DELVE: Development and validation of first generation chemical sensors for icy ecosystems

Glaciers and ice sheets are one of the least explored parts of the Earth's surface, and are now known to harbor significant populations of micro-organisms despite the challenging environmental conditions (e.g. extreme cold, desiccation, freezing and high pressure under ice sheets). Many of these microbes accelerate chemical weathering and supply nutrients to downstream ecosystems. A better knowledge of these processes is widely recognized as important for understanding: 1) global impacts of glaciers/ice sheets on the cycling of carbon and nutrients 2) biodiversity and life in extreme environments (e.g. Antarctic Subglacial Lakes) and 3) water flow beneath ice sheets as inferred from meltwater chemistry. Currently, the toolkits available to glaciologists to advance knowledge in these areas are very limited, and a technological leap is required to engage fully in future science campaigns.
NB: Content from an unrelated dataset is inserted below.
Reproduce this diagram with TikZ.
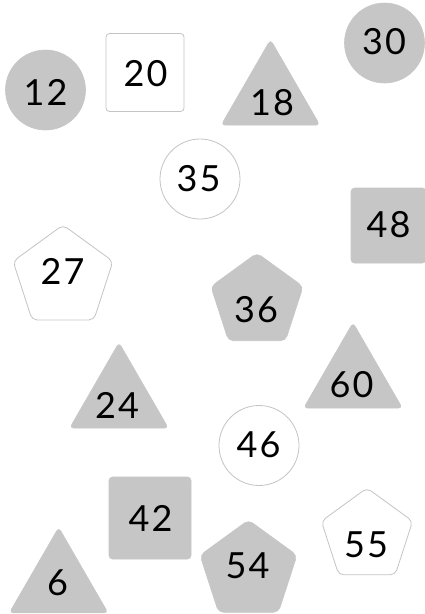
\documentclass[tikz,border=0pt]{standalone}
\usepackage{fontspec}
\setmainfont{Lato}[LetterSpace=6]
\usetikzlibrary{shapes.geometric}
\definecolor{shapegray}{HTML}{C6C6C6}
\definecolor{edgegray}{HTML}{C4C4C4}
\begin{document}
\begin{tikzpicture}[x=1pt,y=-1pt,
  base/.style={inner sep=0pt,outer sep=0pt},
  gfill/.style={base,fill=shapegray,draw=shapegray,line width=0.6pt},
  wfill/.style={base,fill=white,draw=edgegray,line width=0.8pt},
  circ/.style={circle,minimum size=80pt},
  sq/.style={rectangle,rounded corners=3.5pt},
  tri/.style={regular polygon,regular polygon sides=3,minimum size=114pt,rounded corners=4pt},
  pent/.style={regular polygon,regular polygon sides=5,rounded corners=5pt},
  num/.style={inner sep=0pt,font=\fontsize{36}{40}\selectfont}
]
\useasboundingbox (0,0) rectangle (424,614);
% shapes
\node[gfill,circ] (c12) at (45.5,90) {};
\node[wfill,sq,minimum size=78pt] (s20) at (145,72.5) {};
\node[gfill,tri] (t18) at (270.5,96.6) {};
\node[gfill,circ] (c30) at (384.5,43) {};
\node[wfill,circ] (c35) at (200,179) {};
\node[gfill,sq,minimum size=75pt] (s48) at (388.5,225.5) {};
\node[wfill,pent,minimum size=105pt] (p27) at (63,277.5) {};
\node[gfill,pent,minimum size=97pt] (p36) at (257,301.5) {};
\node[gfill,tri] (t60) at (353,379.6) {};
\node[gfill,tri] (t24) at (119,399.6) {};
\node[wfill,circ] (c46) at (259,445.5) {};
\node[gfill,sq,minimum size=82pt] (s42) at (150,518) {};
\node[gfill,tri] (t6) at (58.7,584.4) {};
\node[gfill,pent,minimum size=102pt] (p54) at (248.5,571) {};
\node[wfill,pent,minimum size=96pt] (p55) at (367,536) {};
% numbers
\node[num] (n12) at (45.5,92) {12};
\node[num] (n20) at (145.5,73.5) {20};
\node[num] (n18) at (272,102.5) {18};
\node[num] (n30) at (384,41.5) {30};
\node[num] (n35) at (198.5,179) {35};
\node[num] (n48) at (388.5,225) {48};
\node[num] (n27) at (62.5,271) {27};
\node[num] (n36) at (256,309.5) {36};
\node[num] (n60) at (351.5,385) {60};
\node[num] (n24) at (117,405) {24};
\node[num] (n46) at (258.5,445) {46};
\node[num] (n42) at (150.5,518.5) {42};
\node[num] (n6) at (57.5,583) {6};
\node[num] (n54) at (247.5,565.5) {54};
\node[num] (n55) at (366,545) {55};
\end{tikzpicture}
\end{document}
Building on previous work, this proposal aims to develop the first generation of compact chemical sensors for use in glaciers and ice sheets. While much of this technology has been evaluated for use in the oceans, it has not been assessed or modified for application in icy environments. We will take this technology and evaluate its performance under icy conditions (e.g. at low temperature, under freeze/thaw, at high pressure and with glacial meltwater sample types). This will be followed by design changes and further testing, culminating in a final demonstration of prototype instruments in Svalbard, Norwegian Arctic. These developments will provide key and rate limiting technology for future glacial science, and will have application in subglacial lake exploration (e.g. Subglacial Lake Ellsworth, Antarctica), in marine under-ice operations (e.g. Autosub under ice), and across a wide range of icy ecosystems where in situ measurements are desirable. This work is a forerunner to high impact international science campaigns requiring the development of purpose-built measuring systems that employ a comprehensive array of chemical sensor (e.g. the Lake Ellsworth Exploration Programme, the 'Basal Conditions on Rutford Ice Stream: Bed Access, Monitoring and Ice Sheet History' (BEAMISH) and the US-funded WISSARD programme, with which we have strong links). It also has strong relevance to water quality monitoring in freshwater environments, which will be explored via collaboration with the Environment Agency, UK.